Londoño era semplicemente finanziato dai maggiori trafficanti di cocaina di Medellin, in stretto contatto niente meno che con il boss per eccellenza Pablo Escobar. Ecclestone e la FIA, già in imbarazzo per la presenza di Alex Hawkridge (coinvolto in passato in una brutta storia di sesso minorile) nel team Toleman, non potevano permettersi anche un personaggio come Londoño. Fu così che la breve storia in F1 del pilota colombiano ebbe fine.

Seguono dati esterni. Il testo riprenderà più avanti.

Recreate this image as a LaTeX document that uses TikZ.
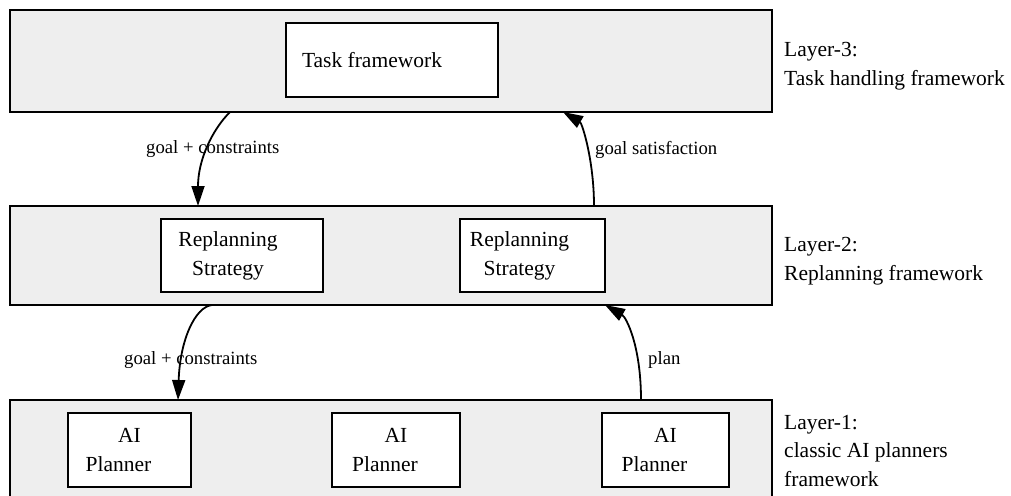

Intervistato qualche anno dopo sulla vicenda Morris Nunn raccontò: “Andai in Colombia alla ricerca di sponsor perché mi dissero che lì esisteva la reale possibilità di trovare dei finanziatori. Visitai l’azienda di Londoño e incontrai diversi personaggi che abitavano in case incredibili, difficilmente raggiungibili via terra, oltre a diverse persone armate. Qualche anno dopo, in un documentario americano, scoprii di aver incontrato uno tra i maggiori ricercati degli Stati Uniti. Come pilota Londoño non era male, un tipo particolarmente coraggioso”.

Londoño nel corso degli anni era diventato un vero e proprio signore della droga. Nel 2000 gli vennero sequestrati beni per un valore totale di 20 miliardi di pesos. Il 18 luglio del 2009, fuori da un ristorante nei pressi di una spiaggia chiamata “Isla dos Milagros”, Londoño venne ucciso insieme alle sue guardie del corpo con dodici colpi di pistola di cui tre alla testa. La polizia archiviò subito il caso come un “regolamento di conti” tra Narcos.

Finiva così a 59 anni la vita di Londoño, l’uomo a cui la FIA aveva negato per la prima volta nella sua storia la superlicenza in F1.